Anyyone have experience with ACT?
October 31, 2008 11:57 PM   Subscribe

Anyone have personal experience with ACT (Acceptance & Commitment Therapy) and/or Stephen Hayes 'Get Out Of Your Mind, And Into Your Life'?

I am halfway through the book and would love to hear about people's experiences with this book and/or form of therapy...
posted by dinkyday to Health & Fitness (2 answers total) 2 users marked this as a favorite
Comment from a user who would prefer to remain anonymous.
I've experienced ACT in therapy, and read parts of the book which my therapist photocopied for me.

I can't recommend it, personally. The book's arguments have a strange, circular quality to them which made me uneasy. Many of his theories are unfalsifiable in a way which raises my logical hackles - he actually asks you to suspend your critical faculties at the very start of the book. I'm sure Stephen Hayes has the best of intentions, but he sure writes like a cult leader. His arguments about language don't gell with my experience of depression, and it bothers me that the model is supposedly applicable to every variety of mental foible, without adjustment. He developed the model to deal with his own crippling anxiety problems, and then extrapolated that to everyone else. The biggest trial of ACT found that among inpatients with psychosis, it reduced re-admittance by half. But I think it's prudent to test it one disorder at a time, rather than assume it works for everything and wait till the complaints roll in.

I did a few months of ACT with my (brilliant, experienced) shrink (previously we'd used CBT). We began by listing every method I'd used to try to beat recurring depression; later I looked up the therapist's handbook for this model in the library, and found a section called something like 'Inducing Hopelessness'. The person having therapy is meant to feel that everything they have tried has failed, so ACT is the only option remaining. Kind of a creepy technique to include in a treatment model, and really not very pleasant for someone who's clinically depressed. Then I had to articulate my values, which was probably the one beneficial part of the treatment.

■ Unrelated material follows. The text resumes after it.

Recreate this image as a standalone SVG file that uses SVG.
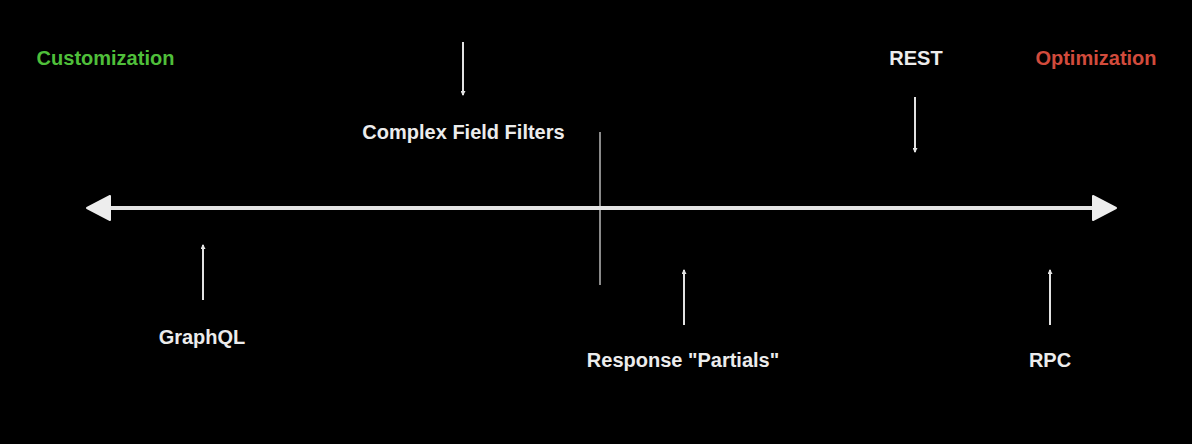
<svg xmlns="http://www.w3.org/2000/svg" width="1192" height="444" viewBox="0 0 1192 444">
  <defs>
    <style>
      .lbl { font-family: "Liberation Sans", Arial, Helvetica, sans-serif; font-weight: bold; font-size: 20px; fill: #ececec; text-anchor: middle; }
      .ptr { stroke: #e2e2e2; stroke-width: 2; fill: none; }
    </style>
    <marker id="tip" viewBox="0 0 10 10" refX="8" refY="5" markerWidth="2.5" markerHeight="2.5" orient="auto" markerUnits="strokeWidth">
      <path d="M0,0 L10,5 L0,10 z" fill="#e2e2e2"/>
    </marker>
  </defs>
  <rect x="0" y="0" width="1192" height="444" fill="#000"/>

  <g id="connectors">
    <line id="divider" x1="600" y1="132" x2="600" y2="285" stroke="#8a8a8a" stroke-width="2"/>
    <g id="axis">
      <line x1="105" y1="208" x2="1097" y2="208" stroke="#e4e4e4" stroke-width="4"/>
      <path d="M87,208 L110,196 L110,220 Z" fill="#ededed" stroke="#ededed" stroke-width="2" stroke-linejoin="round"/>
      <path d="M1116,208 L1093,196 L1093,220 Z" fill="#ededed" stroke="#ededed" stroke-width="2" stroke-linejoin="round"/>
    </g>
    <line class="ptr" x1="463" y1="42" x2="463" y2="95" marker-end="url(#tip)"/>
    <line class="ptr" x1="915" y1="97" x2="915" y2="152" marker-end="url(#tip)"/>
    <line class="ptr" x1="203" y1="300" x2="203" y2="245" marker-end="url(#tip)"/>
    <line class="ptr" x1="684" y1="325" x2="684" y2="270" marker-end="url(#tip)"/>
    <line class="ptr" x1="1050" y1="325" x2="1050" y2="270" marker-end="url(#tip)"/>
  </g>

  <g id="customization"><text class="lbl" x="105.5" y="65" style="fill:#4fbf3a">Customization</text></g>
  <g id="optimization"><text class="lbl" x="1096" y="65" style="fill:#d24b3c">Optimization</text></g>
  <g id="complex-field-filters"><text class="lbl" x="463.5" y="139">Complex Field Filters</text></g>
  <g id="rest"><text class="lbl" x="916" y="65">REST</text></g>
  <g id="graphql"><text class="lbl" x="202" y="344">GraphQL</text></g>
  <g id="response-partials"><text class="lbl" x="683" y="367">Response "Partials"</text></g>
  <g id="rpc"><text class="lbl" x="1050" y="367">RPC</text></g>
</svg>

After that came something the book called 'Radical Acceptance' - an infuriating technique where the therapist just accepts everything you say, without engagement or challenge, and then rearcticulates your 'values' back to you. (Ie: "Hmm, so you feel so depressed that you want to die. So what? Are you willing to feel that way and still write the essay you need to write?" When I was well I found ithis absolutely pointless, because the answer was always the same whatever issue I raised. When I was depressed, I found it downright damaging. It was just too close to the old "Yeah, sure you're depressed, snap the fuck out of it and harden up" attitude that's so prevalent in the rest of the world.

Anyway, it took a few sessions to convince my therapist that I really did want to go back to CBT; it wouldn't surprise me if that resistance is embedded in the model itself. Eventually I told her that I thought it was making me ill, and that I'd stop coming if she kept on using it.

If you're interested in mindfulness therapy, I can absolutely recommend 'The Mindful Way Through Depression' by John Kabbat-Zinn. It applies the (very useful) concept of mindfulness in a much more careful, thought-out way, and Kabbatt-Zinn carefully articulates what it can and can't help with. He mentions at the start, for example, that a person in a depressive episode probably shouldn't meditate until they're on the mend; something that Hayes never bothered to mention.

So yeah, that's a 'no' vote for ACT. I'm interested to read what others have to say.
posted by jessamyn at 6:47 AM on November 1, 2008 [1 favorite]

I don't have nearly as much to say as the anonymous responder, as my experience with it was even briefer, but my reaction to Hayes' book was similar. I found it frustrating, illogical, and circular, and its picture of depression seemed very unlike how I had experienced it for years. For integrating a better sense of mindfulness into my life, I actually found it far more useful to read Pema Chodron.